Schultz et al. ont testé les performances cognitives de 14 patients atteints de CBS et aucun n'avait de troubles mnésiques ou un déficit des performances instrumentales (langage, gestes et gnosies) tout comme madame G. A noter qu'une patiente avait eu aussi des hallucinations à type de petites silouhettes se déplaçant sur l'écran de télévision.
Le mécanisme des hallucinations est encore très discuté mais une des hypothèses les plus séduisantes est celle du phénomène de déafférentation sensorielle. Comme dans le syndrome du membre fantôme ou le patient amputé a parfois l'impression de ressentir des paresthésies au bout de ses doigts manquants. On peut imaginer que la défaillance acquise de voies sensorielles périphériques (cataracte, rétinopathie, etc..) conduisent à une production sporadique et anarchique de signaux (responsables d'hallucination) émanant des aires corticales visuelles hypostimulées. Reste à savoir pourquoi ces hallucinations sont complexes et non élémentaires. Chez madame G. la cataracte bilatérale nous a semblé être la cause de la symptomatologie bien que très rarement reconnue responsable dans l'étude de Teunisse et al. (moins de 10%), les patients présentant majoritairement des anomalies rétiniennes.
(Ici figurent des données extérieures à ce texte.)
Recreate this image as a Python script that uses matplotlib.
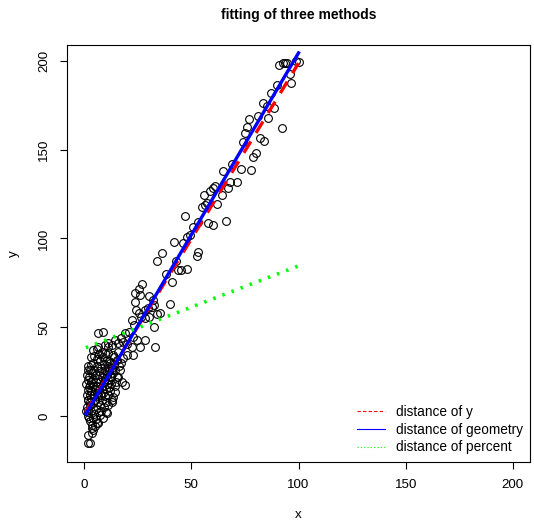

Il existe un équivalent auditif au syndrome de CBS et nous avons d'ailleurs rencontré dans le service un cas d'hallucination complexe auditive chez une patiente très cultivée, passionnée de musique classique et présentant une presbyaccousie : cette patiente entendait, depuis plusieurs années, une symphonie qui lui était inconnue, quatre à cinq fois par jour. Aucun traitement (pas même l'appareillage auditif) n'a amélioré la symptomatologie. Dans ce cas aussi, il existait un dysfonctionnement des voies sensorielles périphériques, responsable probablement d'une déafférentation du cortex auditif et secondairement des hallucinations auditices complexes.